---------- Data section ----------
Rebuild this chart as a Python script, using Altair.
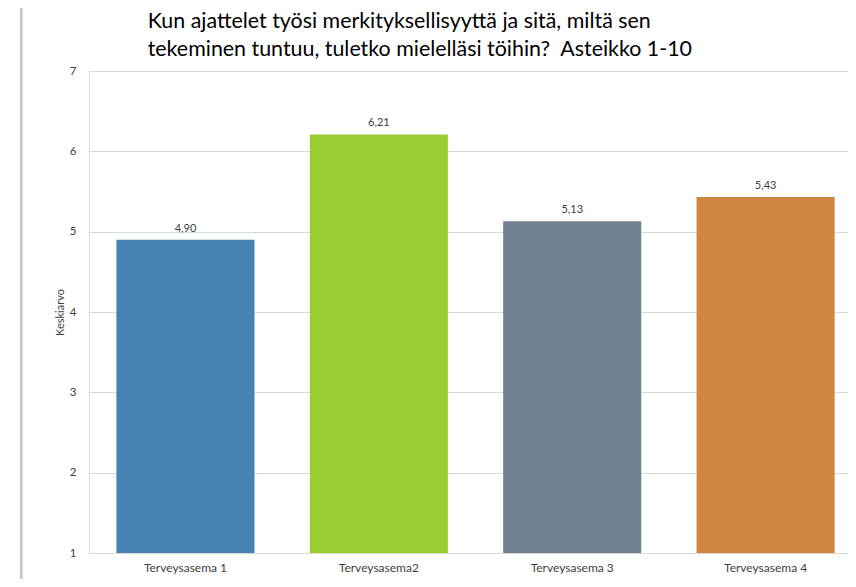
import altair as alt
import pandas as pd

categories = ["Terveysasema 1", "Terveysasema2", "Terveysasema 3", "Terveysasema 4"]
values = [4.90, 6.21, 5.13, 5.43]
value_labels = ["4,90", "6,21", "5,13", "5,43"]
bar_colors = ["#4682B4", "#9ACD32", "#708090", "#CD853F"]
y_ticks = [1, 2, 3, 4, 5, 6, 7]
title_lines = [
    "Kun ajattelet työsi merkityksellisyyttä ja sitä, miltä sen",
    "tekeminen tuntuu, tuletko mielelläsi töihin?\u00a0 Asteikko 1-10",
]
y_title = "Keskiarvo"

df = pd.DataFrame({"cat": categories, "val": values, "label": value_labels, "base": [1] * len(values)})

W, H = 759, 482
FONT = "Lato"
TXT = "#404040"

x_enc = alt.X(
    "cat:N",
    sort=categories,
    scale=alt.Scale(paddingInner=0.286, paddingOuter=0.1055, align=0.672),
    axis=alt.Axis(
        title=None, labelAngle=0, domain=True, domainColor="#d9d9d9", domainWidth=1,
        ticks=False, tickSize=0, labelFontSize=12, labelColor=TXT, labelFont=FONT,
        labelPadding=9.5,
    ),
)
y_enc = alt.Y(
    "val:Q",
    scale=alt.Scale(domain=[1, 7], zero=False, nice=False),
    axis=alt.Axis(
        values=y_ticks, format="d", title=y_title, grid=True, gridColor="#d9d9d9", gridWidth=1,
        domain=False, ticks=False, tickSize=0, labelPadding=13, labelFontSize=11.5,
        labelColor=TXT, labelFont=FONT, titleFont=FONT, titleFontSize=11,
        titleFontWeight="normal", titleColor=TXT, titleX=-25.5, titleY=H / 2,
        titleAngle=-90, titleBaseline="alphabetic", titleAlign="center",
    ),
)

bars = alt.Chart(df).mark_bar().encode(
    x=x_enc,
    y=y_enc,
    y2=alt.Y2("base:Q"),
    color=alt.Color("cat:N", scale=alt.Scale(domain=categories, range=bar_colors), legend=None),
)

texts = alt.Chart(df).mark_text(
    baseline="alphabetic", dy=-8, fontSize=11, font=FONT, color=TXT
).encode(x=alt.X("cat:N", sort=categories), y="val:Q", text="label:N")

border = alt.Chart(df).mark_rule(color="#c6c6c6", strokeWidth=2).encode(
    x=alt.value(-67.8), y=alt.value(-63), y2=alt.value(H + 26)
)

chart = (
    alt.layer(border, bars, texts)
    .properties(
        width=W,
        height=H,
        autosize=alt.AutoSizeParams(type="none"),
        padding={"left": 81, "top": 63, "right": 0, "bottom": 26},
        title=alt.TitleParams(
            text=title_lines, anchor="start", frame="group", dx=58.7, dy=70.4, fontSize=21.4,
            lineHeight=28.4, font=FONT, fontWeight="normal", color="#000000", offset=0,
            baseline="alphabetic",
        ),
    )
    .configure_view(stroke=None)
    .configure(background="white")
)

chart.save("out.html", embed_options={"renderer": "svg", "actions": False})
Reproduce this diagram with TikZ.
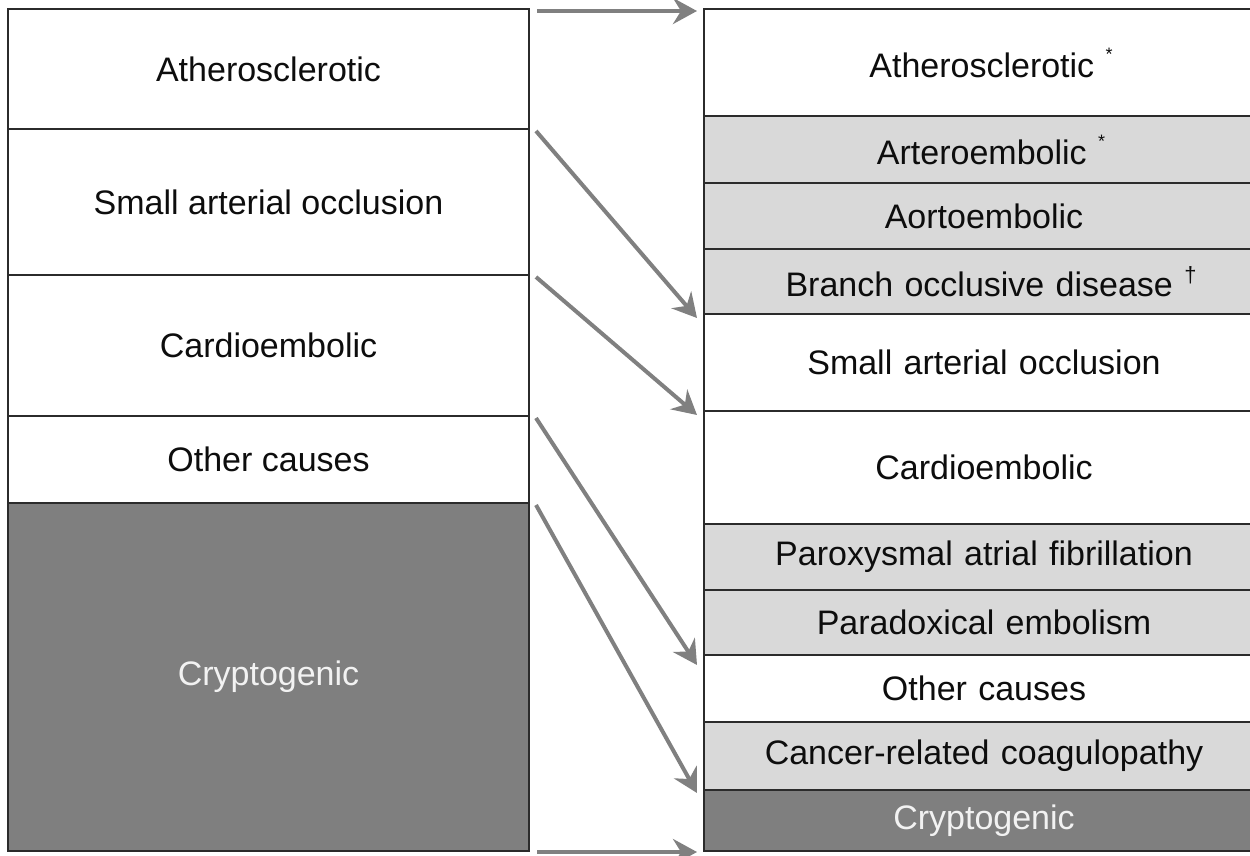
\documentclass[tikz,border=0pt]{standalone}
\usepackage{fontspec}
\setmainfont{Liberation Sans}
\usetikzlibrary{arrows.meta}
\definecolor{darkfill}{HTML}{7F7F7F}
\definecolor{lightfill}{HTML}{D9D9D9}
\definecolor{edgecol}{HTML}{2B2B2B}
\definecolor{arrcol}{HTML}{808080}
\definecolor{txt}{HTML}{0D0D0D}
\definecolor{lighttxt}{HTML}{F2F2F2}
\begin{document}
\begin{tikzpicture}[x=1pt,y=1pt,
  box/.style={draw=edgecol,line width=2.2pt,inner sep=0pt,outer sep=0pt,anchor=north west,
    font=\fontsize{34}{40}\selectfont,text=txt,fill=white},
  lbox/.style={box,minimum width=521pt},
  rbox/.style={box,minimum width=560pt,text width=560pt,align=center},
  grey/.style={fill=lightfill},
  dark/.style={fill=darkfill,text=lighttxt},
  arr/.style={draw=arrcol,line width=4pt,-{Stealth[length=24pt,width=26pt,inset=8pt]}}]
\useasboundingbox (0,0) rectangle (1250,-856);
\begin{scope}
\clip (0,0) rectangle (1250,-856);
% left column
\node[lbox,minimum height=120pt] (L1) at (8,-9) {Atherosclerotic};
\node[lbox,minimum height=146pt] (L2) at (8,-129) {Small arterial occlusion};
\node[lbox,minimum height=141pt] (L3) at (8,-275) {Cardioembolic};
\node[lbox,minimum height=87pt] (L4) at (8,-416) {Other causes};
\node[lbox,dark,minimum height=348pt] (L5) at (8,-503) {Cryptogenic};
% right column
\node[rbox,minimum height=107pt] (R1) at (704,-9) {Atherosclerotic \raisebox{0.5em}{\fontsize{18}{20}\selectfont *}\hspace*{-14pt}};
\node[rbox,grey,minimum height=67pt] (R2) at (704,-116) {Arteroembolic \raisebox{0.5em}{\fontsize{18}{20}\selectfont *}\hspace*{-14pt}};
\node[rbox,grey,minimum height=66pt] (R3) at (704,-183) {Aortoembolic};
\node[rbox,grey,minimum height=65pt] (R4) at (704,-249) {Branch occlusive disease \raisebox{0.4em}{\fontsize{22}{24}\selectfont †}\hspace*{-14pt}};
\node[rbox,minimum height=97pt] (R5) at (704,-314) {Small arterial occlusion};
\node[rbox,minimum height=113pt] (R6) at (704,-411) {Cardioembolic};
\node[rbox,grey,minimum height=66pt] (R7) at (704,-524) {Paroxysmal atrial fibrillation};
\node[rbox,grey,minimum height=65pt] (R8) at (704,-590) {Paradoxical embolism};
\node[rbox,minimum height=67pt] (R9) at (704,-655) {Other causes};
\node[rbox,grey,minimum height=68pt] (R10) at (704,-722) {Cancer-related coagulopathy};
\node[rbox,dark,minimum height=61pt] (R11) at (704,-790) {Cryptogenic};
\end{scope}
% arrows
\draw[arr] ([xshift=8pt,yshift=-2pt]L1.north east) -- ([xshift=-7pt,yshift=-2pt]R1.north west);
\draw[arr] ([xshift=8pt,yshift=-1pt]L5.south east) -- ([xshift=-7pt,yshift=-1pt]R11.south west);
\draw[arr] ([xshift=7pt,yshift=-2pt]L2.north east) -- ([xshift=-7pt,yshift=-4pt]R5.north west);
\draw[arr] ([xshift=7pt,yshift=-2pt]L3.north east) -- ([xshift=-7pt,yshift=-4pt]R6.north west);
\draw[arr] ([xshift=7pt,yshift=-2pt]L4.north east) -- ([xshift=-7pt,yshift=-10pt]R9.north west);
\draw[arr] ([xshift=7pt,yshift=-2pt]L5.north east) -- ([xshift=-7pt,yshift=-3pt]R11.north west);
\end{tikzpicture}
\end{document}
----------
▸ **Challenge**:
Find every line holding the word "this"; give their count and nothing else.

▸ **Answer to the exercise**:
2